Dear Community,
My aim is to retrieve search results from the guardian API, with the following workflow being an example (retrieving RSS feeds from NYT):
Extraction and Tag Cloud Visualization of Named Entities from New York Times News Feeds – KNIME Hub
I am using this Guardian API request generator:
Guardian API scraper - KNIME Analytics Platform - KNIME Community Forum
Then, I use the ‘Webpage retriever node’ to translate the results into XML format. And would like to use the Xpath node, just as in the example of the NYT, to create seperate rows for each search result.

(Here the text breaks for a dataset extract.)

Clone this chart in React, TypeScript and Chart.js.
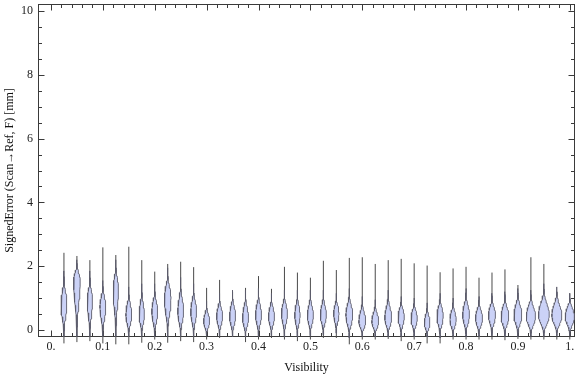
import React, { useEffect, useRef } from 'react';
import { Chart, registerables } from 'chart.js';

Chart.register(...registerables);

// Visibility bins (violin centers)
const positions = [
  0.025, 0.05, 0.075, 0.1, 0.125, 0.15, 0.175, 0.2, 0.225, 0.25,
  0.275, 0.3, 0.325, 0.35, 0.375, 0.4, 0.425, 0.45, 0.475, 0.5,
  0.525, 0.55, 0.575, 0.6, 0.625, 0.65, 0.675, 0.7, 0.725, 0.75,
  0.775, 0.8, 0.825, 0.85, 0.875, 0.9, 0.925, 0.95, 0.975, 1.0,
];

// Whisker extremes (mm)
const maxValues = [
  2.42, 2.32, 2.19, 2.59, 2.35, 2.61, 2.19, 1.83, 2.07, 2.14,
  1.97, 1.32, 1.57, 1.2, 1.32, 1.69, 1.29, 1.98, 1.8, 1.64,
  2.17, 1.88, 2.26, 2.28, 2.07, 2.19, 2.23, 2.09, 2.02, 1.81,
  1.93, 1.98, 1.64, 1.8, 1.9, 1.41, 2.28, 2.07, 1.18, 1.15,
];
const minValues = [
  -0.42, -0.38, -0.35, -0.42, -0.45, -0.45, -0.4, -0.3, -0.4, -0.35,
  -0.38, -0.3, -0.25, -0.22, -0.38, -0.3, -0.25, -0.3, -0.35, -0.3,
  -0.25, -0.25, -0.45, -0.3, -0.3, -0.28, -0.35, -0.3, -0.42, -0.42,
  -0.3, -0.3, -0.3, -0.3, -0.32, -0.28, -0.3, -0.3, -0.3, -0.3,
];

// Density body extent (mm)
const bodyLow = [
  -0.2, -0.2, -0.2, -0.2, -0.2, -0.2, -0.2, -0.2, -0.2, -0.2,
  -0.2, -0.18, -0.18, -0.2, -0.22, -0.2, -0.18, -0.2, -0.2, -0.18,
  -0.15, -0.1, -0.25, -0.2, -0.2, -0.2, -0.2, -0.2, -0.22, -0.25,
  -0.2, -0.2, -0.2, -0.18, -0.2, -0.2, -0.2, -0.2, -0.18, -0.18,
];
const bodyHigh = [
  1.85, 2.2, 1.85, 1.55, 2.2, 1.35, 1.45, 1.45, 1.95, 1.65,
  1.45, 0.9, 1.15, 1.25, 1.25, 1.3, 1.15, 1.25, 1.25, 1.25,
  1.25, 1.15, 1.3, 1.05, 0.95, 1.25, 1.05, 1.0, 0.85, 1.15,
  1.0, 1.3, 1.05, 1.15, 1.2, 1.3, 1.25, 1.45, 1.35, 1.15,
];
// Value with the highest density (mm)
const modeValues = [
  0.8, 1.55, 0.9, 0.73, 1.3, 0.47, 0.47, 0.57, 1.0, 0.57,
  0.57, 0.26, 0.42, 0.42, 0.37, 0.47, 0.42, 0.52, 0.47, 0.45,
  0.47, 0.52, 0.47, 0.26, 0.26, 0.37, 0.42, 0.37, 0.22, 0.45,
  0.32, 0.47, 0.37, 0.47, 0.42, 0.47, 0.42, 0.47, 0.45, 0.42,
];
// Peak density (relative units)
const peakDensity = [
  2.9, 3.3, 2.6, 2.9, 2.6, 2.9, 2.6, 2.9, 3.3, 2.9,
  2.9, 3.0, 3.0, 3.0, 3.0, 3.0, 3.0, 3.0, 2.7, 3.0,
  3.0, 2.7, 3.4, 3.4, 3.4, 3.4, 3.1, 3.1, 2.8, 3.1,
  3.1, 3.4, 3.5, 3.5, 3.8, 3.9, 4.6, 5.4, 5.0, 4.6,
];

const xTickValues = [0, 0.1, 0.2, 0.3, 0.4, 0.5, 0.6, 0.7, 0.8, 0.9, 1.0];
const xTickLabels = ['0.', '0.1', '0.2', '0.3', '0.4', '0.5', '0.6', '0.7', '0.8', '0.9', '1.'];
const yTickValues = [0, 2, 4, 6, 8, 10];
const yTickLabels = ['0', '2', '4', '6', '8', '10'];

const xTitle = 'Visibility';
const yTitle = 'SignedError (Scan\u2192Ref, F) [mm]';

const DENSITY_TO_X = 1 / 519;
const FONT = '"Liberation Serif", "Times New Roman", serif';

function buildBody(i: number) {
  const c = positions[i];
  const lo = bodyLow[i];
  const hi = bodyHigh[i];
  const m = modeValues[i];
  const hw = peakDensity[i] * DENSITY_TO_X;
  const N = 18;
  const right: { x: number; y: number }[] = [];
  for (let j = 0; j <= N; j++) {
    const t = j / N;
    const y = lo + (m - lo) * t;
    const w = hw * Math.pow((1 - Math.cos(Math.PI * t)) / 2, 1.2);
    right.push({ x: c + w, y });
  }
  for (let j = 1; j <= N; j++) {
    const t = j / N;
    const y = m + (hi - m) * t;
    const w = hw * Math.pow((1 + Math.cos(Math.PI * t)) / 2, 1.6);
    right.push({ x: c + w, y });
  }
  const left = right
    .slice(0, right.length - 1)
    .reverse()
    .map((p) => ({ x: 2 * c - p.x, y: p.y }));
  return right.concat(left);
}

const framePlugin = {
  id: 'mmaFrame',
  beforeDatasetsDraw(chart: any) {
    const { ctx, chartArea: a, scales } = chart;
    const xs = scales.x;
    const ys = scales.y;
    ctx.save();
    ctx.strokeStyle = '#3a3a3a';
    ctx.lineWidth = 1;
    const L = Math.round(a.left) + 0.5;
    const R = Math.round(a.right) - 0.5;
    const T = Math.round(a.top) + 0.5;
    const B = Math.round(a.bottom) - 0.5;
    ctx.strokeRect(L, T, R - L, B - T);
    ctx.beginPath();
    for (let k = 0; k <= 50; k++) {
      const v = k / 50;
      const major = k % 5 === 0;
      const len = major ? 6 : 3.5;
      const px = Math.round(xs.getPixelForValue(v)) + 0.5;
      ctx.moveTo(px, B);
      ctx.lineTo(px, B - len);
      ctx.moveTo(px, T);
      ctx.lineTo(px, T + len);
    }
    for (let k = 0; k <= 20; k++) {
      const v = k / 2;
      const major = k % 4 === 0;
      const len = major ? 6 : 3.5;
      const py = Math.round(ys.getPixelForValue(v)) + 0.5;
      ctx.moveTo(L, py);
      ctx.lineTo(L + len, py);
      ctx.moveTo(R, py);
      ctx.lineTo(R - len, py);
    }
    ctx.stroke();
    ctx.restore();
  },
};

export default function App() {
  const ref = useRef<HTMLCanvasElement>(null);
  useEffect(() => {
    const canvas = ref.current;
    if (!canvas) return;
    const bodies = positions.map((_, i) => ({
      type: 'line' as const,
      data: buildBody(i),
      fill: 'shape',
      backgroundColor: 'rgb(203,210,247)',
      borderColor: '#5c5c6c',
      borderWidth: 0.9,
      pointRadius: 0,
      pointHoverRadius: 0,
      tension: 0,
      clip: false as any,
    }));
    const whiskers = positions.map((x, i) => ({
      type: 'line' as const,
      data: [
        { x, y: minValues[i] },
        { x, y: maxValues[i] },
      ],
      fill: false,
      borderColor: '#4a4a4a',
      borderWidth: 1,
      pointRadius: 0,
      pointHoverRadius: 0,
      clip: false as any,
    }));
    const chart = new Chart(canvas, {
      type: 'line',
      data: { datasets: [...bodies, ...whiskers] as any },
      plugins: [framePlugin],
      options: {
        animation: false,
        responsive: false,
        maintainAspectRatio: false,
        layout: { padding: { top: 4, right: 1, left: 0, bottom: 0 } },
        plugins: { legend: { display: false }, tooltip: { enabled: false } },
        scales: {
          x: {
            type: 'linear',
            min: -0.025,
            max: 1.01,
            grid: { display: false, drawTicks: false },
            border: { display: false },
            afterBuildTicks: (s: any) => {
              s.ticks = xTickValues.map((v) => ({ value: v }));
            },
            afterFit: (s: any) => {
              s.height = 40;
              s.paddingLeft = 0;
              s.paddingRight = 0;
            },
            ticks: {
              autoSkip: false,
              maxRotation: 0,
              padding: 3,
              color: '#222',
              font: { family: FONT, size: 12 },
              callback: (_v: any, idx: number) => xTickLabels[idx],
            },
            title: {
              display: true,
              text: xTitle,
              color: '#111',
              font: { family: FONT, size: 12 },
              padding: { top: 0, bottom: 2 },
            },
          },
          y: {
            type: 'linear',
            min: -0.22,
            max: 10.22,
            grid: { display: false, drawTicks: false },
            border: { display: false },
            afterBuildTicks: (s: any) => {
              s.ticks = yTickValues.map((v) => ({ value: v }));
            },
            afterFit: (s: any) => {
              s.width = 38;
              s.paddingTop = 0;
              s.paddingBottom = 0;
            },
            ticks: {
              autoSkip: false,
              padding: 5,
              color: '#222',
              font: { family: FONT, size: 12 },
              callback: (_v: any, idx: number) => yTickLabels[idx],
            },
            title: {
              display: true,
              text: yTitle,
              color: '#111',
              font: { family: FONT, size: 12 },
              padding: { top: 3, bottom: 0 },
            },
          },
        },
      },
    });
    return () => chart.destroy();
  }, []);
  return (
    <div style={{ position: 'fixed', left: 0, top: 0, width: 576, height: 377, background: '#fff' }}>
      <canvas ref={ref} width={576} height={377} style={{ display: 'block', width: 576, height: 377 }} />
    </div>
  );
}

However, now my problem is that the Xpath does not recognize the attributes since the generated XML looks like this:
{“response” : {
"status" : "ok",
"userTier" : "developer",
"total" : 117,
"startIndex" : 1,
"pageSize" : 10,
"currentPage" : 1,
"pages" : 12,
"orderBy" : "newest",
"results" : [ {
"id" : "books/1920/dec/29/fromthearchives.poetry",
"type" : "article",
"sectionId" : "books",
"sectionName" : "Books",
"webPublicationDate" : "1920-12-29T23:46:12Z",
"webTitle" : "Archive review: Poems by Wilfred Owen",
"webUrl" : "https://www.theguardian.com/books/1920/dec/29/fromthearchives.poetry",
"apiUrl" : "https://content.guardianapis.com/books/1920/dec/29/fromthearchives.poetry",
"isHosted" : false,
"pillarId" : "pillar/arts",
"pillarName" : "Arts"
}, {
"id" : "news/1920/dec/29/leadersandreply.mainsection",
"type" : "article",
"sectionId" : "theguardian",
"sectionName" : "From the Guardian",
"webPublicationDate" : "1920-12-29T00:04:38Z",
"webTitle" : "From the archive: A revelation of the pity of war",
"webUrl" : "https://www.theguardian.com/news/1920/dec/29/leadersandreply.mainsection",
"apiUrl" : "https://content.guardianapis.com/news/1920/dec/29/leadersandreply.mainsection",
"isHosted" : false,
"pillarId" : "pillar/news",
"pillarName" : "News"
}]
}
}
I believe the problem are the double quotation marks. But I just cannot figure out how to handle this (absolute newbe).
Your help is very much appreciated!